Game of Thrones: Season 7 Episode 3

The Good

-Tyrion shone for the first time in quite a while. He was instrumental in taking over Casterly rock, as well as helping Jon and Daenerys find a path towards middle ground. His conversation about Sansa with Jon, Dany making good-natured fun of him, his mantra of “We are not our father”, all reminded me of the Tyrion of old, albeit a Tyrion who is finally recognized for his talents in an organic way.

-I was curious about how a meeting between Daenerys and Jon would go and I was not disappointed. They are characters whose journey we’ve followed for years that we know are going to become allies if not more, but in that moment they know nothing of each other and exactly how important they are in the grand scheme of things. It was played beautifully, with Dany being assertive though not overbearing and Jon stoically standing his ground. I could watch them dance around each other quite pleasantly. However, even though Davos speaking up for Jon was lovely, Dany speaking up for herself goes against what the show has set up to be admirable, even though she is entitled to do so and that kinda bothers me.

-Sansa seeing to practical matters of survival is everything I’ve ever wanted of a Queen in the North arc. Her little mention of missing Jon plus the declaration that Bran should be heir, ought to silence her critics who thought her power-hungry and selfish.

-Cersei was back to her old self this episode. Even though I’d noticed her ’80s inspired lip color, I spent the entire time they were down in the dungeon very apprehensive due to the fact that Gregor Clegane was in the same room as two Dornishwomen. So the kiss came as a surprise and a pleasant one at that. Giving a blanket disclaimer that I hate every single thing the show chose to write Dorne as, this was within its canon an appropriately cruel conclusion to that arc.

-I live and die for Samwell Tarly, cleric-bard extraordinaire.

-While I wasn’t in love with Olenna nearly as much as the rest of the fandom was, I am very sad to see her go. Props for plunging the knife in as she sat back and waited to die.

The Bad

-This Stark reunion was bittersweet since tree-Bran-ch is unfortunately robotic. I’d prefer it if they’d made him pleasantly hollow since I think that would hurt a heck of a lot more.

-Jaime has long been a puppet of a man, so I remain anxious to see something -ANYTHING- change for him and his relationship with Cersei.

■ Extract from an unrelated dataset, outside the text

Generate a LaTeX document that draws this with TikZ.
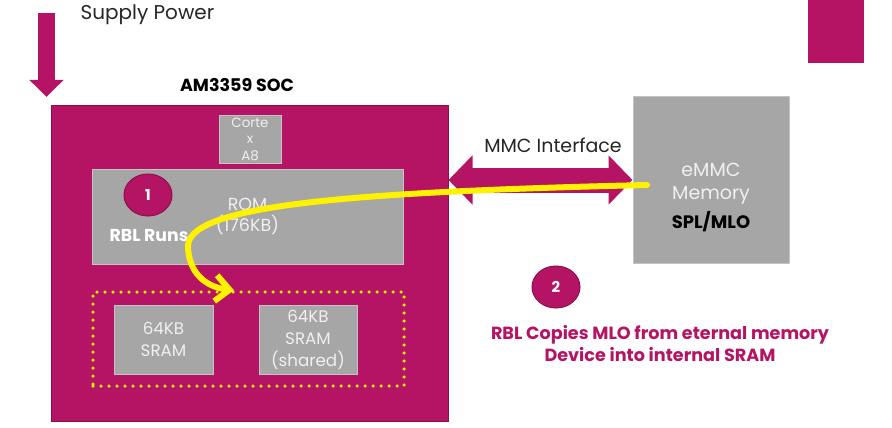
\documentclass[tikz,border=0pt]{standalone}
\usepackage{fontspec}
\setmainfont{Poppins}
\usetikzlibrary{arrows.meta,shapes.geometric}
\definecolor{socred}{HTML}{B51363}
\definecolor{socdark}{HTML}{8E0E4C}
\definecolor{boxgray}{HTML}{A6A6A6}
\definecolor{boxline}{HTML}{C4C4C4}
\definecolor{boxtext}{HTML}{F0F0F0}
\begin{document}
\begin{tikzpicture}[x=1pt,y=-1pt,
  graybox/.style={draw=boxline,fill=boxgray,line width=1pt,inner sep=0pt,text=boxtext,align=center},
  stepmark/.style={ellipse,draw=socdark,fill=socred,line width=1pt,minimum width=48pt,minimum height=42pt,
    text=white,font=\fontsize{15}{18}\selectfont\bfseries},
  mmcarrow/.style={draw=socred,line width=25pt,{Triangle[length=24pt,width=48pt]}-{Triangle[length=24pt,width=48pt]}},
  copyline/.style={draw=yellow,line width=6pt,line cap=round,-{Straight Barb[length=14pt,width=26pt,line width=6pt]}}]
\useasboundingbox[fill=white] (0,0) rectangle (892,428);

\node[fill=socred,minimum width=56pt,minimum height=63pt,inner sep=0pt] (logo) at (836,31.5) {};

\coordinate (pwrtop) at (46.5,13);
\coordinate (pwrtip) at (46.5,97);
\draw[socred,line width=17pt,-{Triangle[length=17pt,width=33pt]}] (pwrtop) -- (pwrtip);
\node[anchor=west,font=\fontsize{20}{24}\selectfont,text=black!85] (pwr) at (77,15) {Supply Power};

\node[font=\fontsize{17.5}{21}\selectfont\bfseries] (soctitle) at (237,85) {AM3359 SOC};
\node[fill=socred,draw=socdark,line width=1pt,minimum width=397pt,minimum height=316pt,inner sep=0pt] (soc) at (249.5,263) {};

\node[graybox,minimum width=62pt,minimum height=48pt,font=\fontsize{13.4}{16.5}\selectfont] (cpu) at (250,139) {Corte\\x\\A8};
\node[graybox,minimum width=311pt,minimum height=95pt,font=\fontsize{17.5}{21.5}\selectfont] (rom) at (247.5,216.5) {ROM\\(176KB)};
\node[stepmark] (one) at (148,195) {1};
\node[text=white,font=\fontsize{17.3}{20}\selectfont\bfseries] (runs) at (149,235) {RBL Runs};

\node[graybox,minimum width=99pt,minimum height=69pt,font=\fontsize{16.7}{22}\selectfont] (sramA) at (163.5,339.5) {64KB\\SRAM};
\node[graybox,minimum width=98pt,minimum height=69pt,font=\fontsize{16.7}{22}\selectfont] (sramB) at (308,339.5) {64KB\\SRAM\\(shared)};
\node[draw=yellow,line width=3.5pt,dash pattern=on 0pt off 8pt,line cap=round,minimum width=311pt,minimum height=94pt] (sramgrp) at (248.5,339) {};

\node[graybox,minimum width=156pt,minimum height=166pt] (emmc) at (711,180) {};
\node[align=center,text=boxtext,font=\fontsize{19}{23}\selectfont] (emmctxt) at (711,197) {eMMC\\Memory\\[6pt]{\color{black}\fontsize{18}{22}\selectfont\bfseries SPL/MLO}};

\node[font=\fontsize{19}{23}\selectfont,text=black!85] (mmc) at (553,145) {MMC Interface};
\draw[mmcarrow] (soc.east |- emmc.west) -- (emmc.west);

\coordinate (ystart) at (647,185);
\coordinate (ybend) at (188,245);
\draw[copyline] (ystart) .. controls (350,192) and (192,205) .. (ybend)
  .. controls (188,272) and (205,287) .. (sramgrp.north -| 234,0);

\node[stepmark] (two) at (556,287) {2};
\node[align=center,text=socred,font=\fontsize{17.6}{22}\selectfont\bfseries] (copytxt) at (660,344)
  {RBL Copies MLO from eternal memory\\Device into internal SRAM};
\end{tikzpicture}
\end{document}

-The losses Dany is taking have reached comic proportions and they should have staged it differently if they wanted us to take her and her forces and allies any seriously. Also I know the Tyrells were devasted as a family post-explosion, but how many soldiers of their huge and powerful army could have died. Olenna’s remarks about their readiness and ability does a disservice to Loras, her army, and the notion of continuity itself.